Sabato 7 aprile, dell'Ottava di Pasqua - in Albis depositis
At 3,12b-16; Sal 64 (65); 1Tm 2,1-7; Gv 21,1-14
«Allora quel discepolo che Gesù amava disse a Pietro: «È il Signore!». Simon Pietro, appena udì che era il Signore, si strinse la veste attorno ai fianchi, perché era svestito, e si gettò in mare». (Gv 21,7)
“È il Signore!” costituisce la professione di fede in Gesù risorto: è l’espressione, sintetica ed efficace, per esprimere che Gesù di Nazaret è Dio ed è vivo in mezzo a noi. È il modo con il quale il discepolo amato annuncia agli altri, e a Pietro per primo, che Gesù non è rimasto nell’oscurità della morte e che il male non ha avuto la meglio su di lui. Il rifiuto dell’uomo è stato superato e la vittima innocente è stata riscattata. Il crocifisso non è rimasto appeso alla croce né confinato dietro la pietra del sepolcro.
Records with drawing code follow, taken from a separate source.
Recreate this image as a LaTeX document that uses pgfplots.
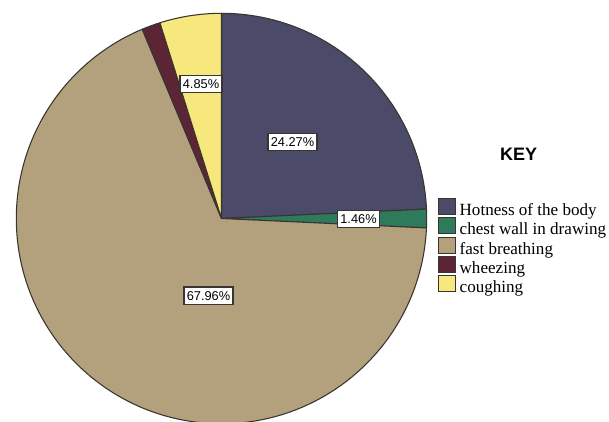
\documentclass[border=0pt]{standalone}
\usepackage{pgfplots}
\pgfplotsset{compat=1.18}
\usepackage{pgfplotstable}
\usepackage{fontspec}
\setmainfont{Liberation Serif}
\newfontfamily\arial{Liberation Sans}

\definecolor{hot}{HTML}{4B4A68}
\definecolor{chest}{HTML}{2E7B5B}
\definecolor{fast}{HTML}{B3A17E}
\definecolor{wheez}{HTML}{5C2535}
\definecolor{cough}{HTML}{F6E87C}
\definecolor{edge}{HTML}{3A3430}

% share of each symptom, in percent, clockwise from 12 o'clock
\pgfplotstableread{
cat      pct
Hotness  24.27
Chest    1.46
Fast     67.96
Wheezing 1.46
Coughing 4.85
}\piedata

% end angle of each slice
\def\acc{90}
\newcommand\getangle[2]{%
  \pgfplotstablegetelem{#1}{pct}\of\piedata
  \pgfmathsetmacro\acc{\acc-3.6*\pgfplotsretval}%
  \global\let#2\acc}
\getangle{0}\aA
\getangle{1}\aB
\getangle{2}\aC
\getangle{3}\aD
\getangle{4}\aE

% pie centre (pixels) and radius
\def\cx{221.5}
\def\cy{218.5}
\def\rad{153.9pt}
\newcommand\pieslice[3]{%
  \fill[#1, draw=edge, line width=0.8pt, line join=round]
    (axis cs:\cx,\cy) -- ++(#2:\rad) arc[start angle=#2, end angle=#3, radius=\rad] -- cycle;}

\tikzset{pct/.style={draw=edge, line width=1.1pt, fill=white, inner xsep=2pt, inner ysep=3pt,
  font=\arial\fontsize{9.6}{11}\selectfont}}

\begin{document}
\begin{tikzpicture}
\useasboundingbox (0,0) rectangle (456.75pt,315.75pt);
\begin{axis}[
  at={(0,0)}, anchor=south west,
  scale only axis, width=456.75pt, height=315.75pt,
  xmin=0, xmax=609, ymin=0, ymax=421, y dir=reverse,
  hide axis, clip=true,
  legend cell align=left,
  legend image code/.code={\draw[#1, line width=0.8pt] (0pt,-3.25pt) rectangle (12.75pt,8.75pt);},
  legend style={draw=none, fill=none, at={(axis cs:438,198)}, anchor=north west,
    font=\fontsize{12.8}{14}\selectfont, inner sep=0pt, row sep=-1.8pt, column sep=2.5pt,
    nodes={inner sep=0pt, text height=11pt, text depth=3pt}},
]
\pieslice{hot}{90}{\aA}
\pieslice{chest}{\aA}{\aB}
\pieslice{fast}{\aB}{\aC}
\pieslice{wheez}{\aC}{\aD}
\pieslice{cough}{\aD}{\aE}

\node[pct] at (axis cs:292.5,142) {24.27\%};
\node[pct] at (axis cs:358.5,219) {1.46\%};
\node[pct] at (axis cs:208.5,295.7) {67.96\%};
\node[pct] at (axis cs:201,84) {4.85\%};

\node[font=\arial\bfseries\fontsize{13.5}{16}\selectfont] at (axis cs:518.5,154) {KEY};

\addlegendimage{fill=hot, draw=edge}
\addlegendentry{Hotness of the body}
\addlegendimage{fill=chest, draw=edge}
\addlegendentry{chest wall in drawing}
\addlegendimage{fill=fast, draw=edge}
\addlegendentry{fast breathing}
\addlegendimage{fill=wheez, draw=edge}
\addlegendentry{wheezing}
\addlegendimage{fill=cough, draw=edge}
\addlegendentry{coughing}
\end{axis}
\end{tikzpicture}
\end{document}
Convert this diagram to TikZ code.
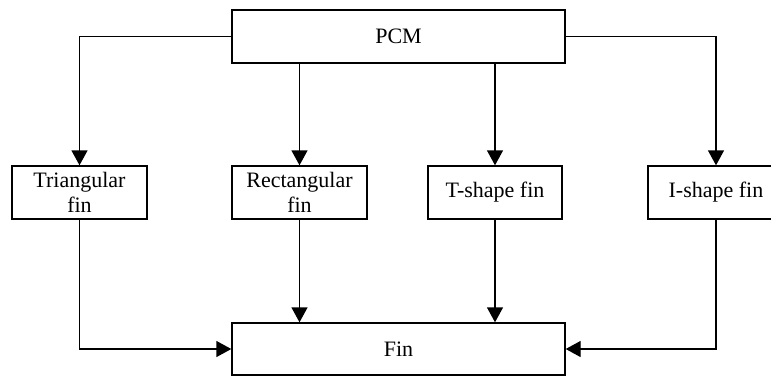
\documentclass[tikz,border=0pt]{standalone}
\usepackage{fontspec}
\setmainfont{Liberation Serif}
\usetikzlibrary{arrows.meta}
\begin{document}
\begin{tikzpicture}[x=1pt,y=-1pt,
  box/.style={draw,line width=1.4pt,inner sep=0pt,align=center,font=\fontsize{22}{25}\selectfont},
  conn/.style={line width=1.4pt,-{Triangle[length=15pt,width=16pt]}}]
\useasboundingbox (0,0) rectangle (771,376);
\clip (0,0) rectangle (771,376);
\fill[white] (0,0) rectangle (771,376);
\node[box,minimum width=333pt,minimum height=53pt] (PCM) at (398.5,36.5) {PCM};
\node[box,minimum width=135pt,minimum height=53pt] (Tri) at (79.5,192.5) {Triangular\\fin};
\node[box,minimum width=135pt,minimum height=53pt] (Rect) at (299.5,192.5) {Rectangular\\fin};
\node[box,minimum width=134pt,minimum height=53pt] (T) at (495,192.5) {T-shape fin};
\node[box,minimum width=136pt,minimum height=53pt] (I) at (716,192.5) {I-shape fin};
\node[box,minimum width=333pt,minimum height=52pt] (Fin) at (398.5,349) {Fin};
\draw[conn] (PCM.west) -| (Tri.north);
\draw[conn] (Rect.north |- PCM.south) -- (Rect.north);
\draw[conn] (T.north |- PCM.south) -- (T.north);
\draw[conn] (PCM.east) -| (I.north);
\draw[conn] (Tri.south) |- (Fin.west);
\draw[conn] (Rect.south) -- (Rect.south |- Fin.north);
\draw[conn] (T.south) -- (T.south |- Fin.north);
\draw[conn] (I.south) |- (Fin.east);
\end{tikzpicture}
\end{document}
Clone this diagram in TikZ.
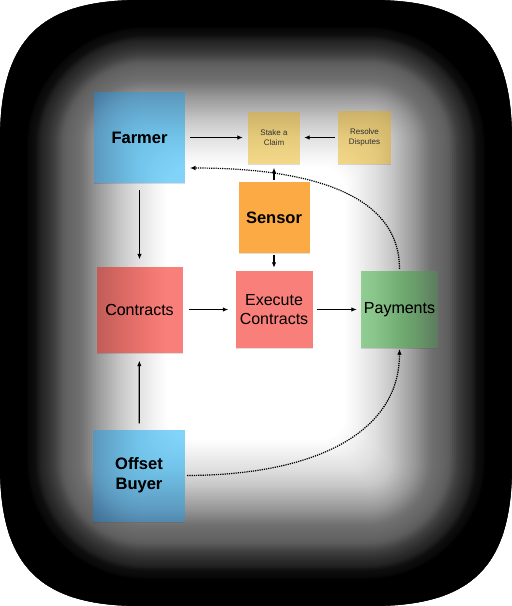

La parola dell’odio e della violenza è stata superata da quella della misericordia e del perdono.
Riconoscere, dunque, che il Signore sta lì dove ci troviamo, nelle vicende quotidiane delle relazioni e del lavoro, significa trovare il coraggio e la forza di ripetere il gesto di Pietro: buttarsi. Pietro, con grande slancio, non esita ad andare incontro al risorto. Allo stesso modo il credente supera incertezze e dubbi ed osa e rischia. Si butta. La fede dà entusiasmo e forza, trasmette il coraggio di scelte decisive, vince ogni timore. Nel segno di questa fede non si affonda ma si approda alla comunione e alla gioia.
Preghiamo
Ti ringraziamo, Signore della vita,
perché non nascondi il tuo volto nelle nostre giornate.
Tu sei sorgente di perdono, sei fonte di comunione,
in te rinnoviamo la nostra professione di fede.